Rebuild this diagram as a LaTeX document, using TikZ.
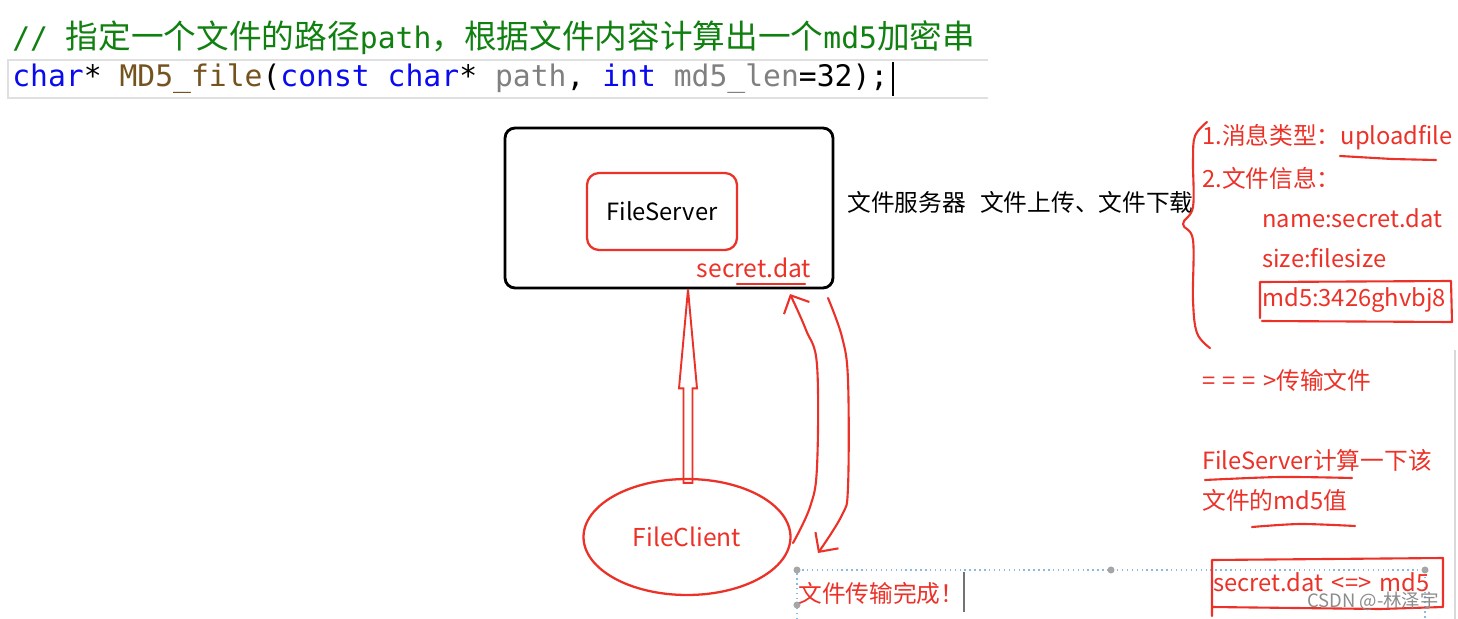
\documentclass[tikz,border=0pt]{standalone}
\usepackage{fontspec}
\setmainfont{Noto Sans CJK SC}
\setmonofont{DejaVu Sans Mono}
\newfontfamily\codecjk{Noto Sans CJK SC}[Scale=1.10]
\usetikzlibrary{
  arrows.meta,
  shapes.geometric,
  positioning,
  calc
}
\definecolor{xred}{RGB}{236,50,40}
\definecolor{xgreen}{RGB}{16,128,16}
\definecolor{xblue}{RGB}{10,10,240}
\definecolor{xbrown}{RGB}{116,83,31}
\definecolor{xgray}{RGB}{128,128,128}
\definecolor{xsel}{RGB}{140,185,225}

\begin{document}
\begin{tikzpicture}[
  x=0.02cm, y=-0.02cm,
  code/.style={anchor=west, inner sep=0pt, font=\fontsize{16.9}{20}\selectfont\ttfamily},
  codeframe/.style={draw=black!12, line width=1.2pt},
  srvbox/.style={draw=black, line width=1.6pt, rounded corners=0.2cm,
                 minimum width=6.56cm, minimum height=3.2cm},
  redbox/.style={draw=xred, line width=1.3pt, rounded corners=0.24cm,
                 minimum width=3cm, minimum height=1.54cm,
                 font=\fontsize{13.5}{16}\selectfont},
  client/.style={draw=xred, line width=1.3pt, ellipse,
                 minimum width=4.14cm, minimum height=2.32cm,
                 text=xred, font=\fontsize{14}{16}\selectfont},
  redtxt/.style={anchor=west, inner sep=0pt, text=xred, font=\fontsize{13.5}{16}\selectfont},
  blacktxt/.style={anchor=west, inner sep=0pt, font=\fontsize{13.5}{16}\selectfont},
  redline/.style={draw=xred, line width=1.2pt, line cap=round, line join=round},
  handarr/.style={redline, -{Straight Barb[length=8pt,width=16pt]}},
  sel/.style={draw=xsel, dotted, line width=0.8pt},
  handle/.style={circle, fill=black!35, inner sep=0pt, minimum size=4pt}
]
  \useasboundingbox[fill=white] (0,0) rectangle (1458,619);

  % code snippet
  \draw[codeframe] (988,60) -- (8,60) -- (8,98) -- (988,98);
  \node[code, text=xgreen] (comment) at (12,38)
    {// {\codecjk 指定一个文件的路径}path{\codecjk ，根据文件内容计算出一个}md5{\codecjk 加密串}};
  \node[code] (proto) at (12,79)
    {{\color{xblue}char}* {\color{xbrown}MD5\_file}({\color{xblue}const char}* {\color{xgray}path}, {\color{xblue}int} {\color{xgray}md5\_len}=32);};
  \draw[black, line width=0.9pt] (893,62) -- (893,96);

  % server and client
  \node[srvbox] (server) at (669,208) {};
  \node[redbox] (fs) at (662,211.5) {FileServer};
  \node[redtxt, anchor=center, font=\fontsize{14}{16}\selectfont] (secret) at (754,268) {secret.dat};
  \draw[redline] (737,284) -- (805,284);
  \node[blacktxt] (desc) at (847,202) {文件服务器\hspace{0.6em}文件上传、文件下载};

  \node[client] (client) at (687,537) {FileClient};

  \coordinate (base) at ($(client.north)+(1,5)$);
  \coordinate (tip) at (base |- server.south);
  \draw[redline, line width=1.1pt, line join=miter]
    ($(base)+(-4.5,0)$) |- ($(tip)+(-9,99)$) -- (tip) -- ($(tip)+(9,99)$) -| ($(base)+(4.5,0)$) -- cycle;

  \draw[handarr] plot[smooth, tension=0.6] coordinates
    {(793,543) (810,507) (817,467) (817,365) (806,330) (790,294)};
  \draw[handarr] plot[smooth, tension=0.6] coordinates
    {(828,298) (842,337) (848,380) (848,487) (842,515) (818,553)};

  % message
  \draw[redline] plot[smooth, tension=0.6] coordinates
    {(1207,122) (1195,136) (1193,160) (1193,207) (1183,224) (1193,240) (1193,300) (1197,333) (1210,348)};
  \node[redtxt] (msgtype) at (1202,137) {1.消息类型：uploadfile};
  \draw[redline] (1340,156) -- (1392,159) -- (1436,160);
  \node[redtxt] (fileinfo) at (1202,178) {2.文件信息：};
  \node[redtxt] (fname) at (1262,218) {name:secret.dat};
  \node[redtxt] (fsize) at (1262,258) {size:filesize};
  \node[redtxt] (fmd5) at (1262,300) {md5:3426ghvbj8};
  \draw[redline] (1260,318) -- (1260,282) -- (1451,281) -- (1452,322) -- (1262,321);

  \node[redtxt] (send) at (1202,380) {=\hspace{0.3em}=\hspace{0.3em}=\hspace{0.3em}>传输文件};
  \node[redtxt] (calc1) at (1202,460) {FileServer计算一下该};
  \draw[redline] plot[smooth] coordinates {(1205,480) (1280,477) (1352,478)};
  \node[redtxt] (calc2) at (1202,500) {文件的md5值};
  \draw[redline] plot[smooth] coordinates {(1252,527) (1300,524) (1355,526)};

  % selection box with text
  \draw[sel] (797,619) -- (797,570) -- (1425,570) -- (1425,619);
  \foreach \p in {(797,570),(1111,570),(1425,570),(797,605)}
    \node[handle] at \p {};
  \node[redtxt] (done) at (798,593) {文件传输完成！};
  \draw[black!55, line width=0.9pt] (964,572) -- (964,612);

  \node[redtxt] (cmp) at (1213,582) {secret.dat\hspace{0.35em}<=>\hspace{0.35em}md5};
  \draw[redline] (1212,616) -- (1212,560) -- (1443,558) -- (1443,607) -- (1380,609) -- (1212,607);
  \node[text=black!45, font=\fontsize{10.5}{12}\selectfont] (mark) at (1373,601) {CSDN @-林泽宇};
  \draw[black!15, line width=1pt] (1455,350) -- (1455,619);
\end{tikzpicture}
\end{document}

********************

Take the material above from its first line through the line holding "(0,0) rectangle (1458,619);" and set it down exactly, without the pictures.

Rebuild this diagram as a LaTeX document, using TikZ.
\documentclass[tikz,border=0pt]{standalone}
\usepackage{fontspec}
\setmainfont{Noto Sans CJK SC}
\setmonofont{DejaVu Sans Mono}
\newfontfamily\codecjk{Noto Sans CJK SC}[Scale=1.10]
\usetikzlibrary{
  arrows.meta,
  shapes.geometric,
  positioning,
  calc
}
\definecolor{xred}{RGB}{236,50,40}
\definecolor{xgreen}{RGB}{16,128,16}
\definecolor{xblue}{RGB}{10,10,240}
\definecolor{xbrown}{RGB}{116,83,31}
\definecolor{xgray}{RGB}{128,128,128}
\definecolor{xsel}{RGB}{140,185,225}

\begin{document}
\begin{tikzpicture}[
  x=0.02cm, y=-0.02cm,
  code/.style={anchor=west, inner sep=0pt, font=\fontsize{16.9}{20}\selectfont\ttfamily},
  codeframe/.style={draw=black!12, line width=1.2pt},
  srvbox/.style={draw=black, line width=1.6pt, rounded corners=0.2cm,
                 minimum width=6.56cm, minimum height=3.2cm},
  redbox/.style={draw=xred, line width=1.3pt, rounded corners=0.24cm,
                 minimum width=3cm, minimum height=1.54cm,
                 font=\fontsize{13.5}{16}\selectfont},
  client/.style={draw=xred, line width=1.3pt, ellipse,
                 minimum width=4.14cm, minimum height=2.32cm,
                 text=xred, font=\fontsize{14}{16}\selectfont},
  redtxt/.style={anchor=west, inner sep=0pt, text=xred, font=\fontsize{13.5}{16}\selectfont},
  blacktxt/.style={anchor=west, inner sep=0pt, font=\fontsize{13.5}{16}\selectfont},
  redline/.style={draw=xred, line width=1.2pt, line cap=round, line join=round},
  handarr/.style={redline, -{Straight Barb[length=8pt,width=16pt]}},
  sel/.style={draw=xsel, dotted, line width=0.8pt},
  handle/.style={circle, fill=black!35, inner sep=0pt, minimum size=4pt}
]
  \useasboundingbox[fill=white] (0,0) rectangle (1458,619);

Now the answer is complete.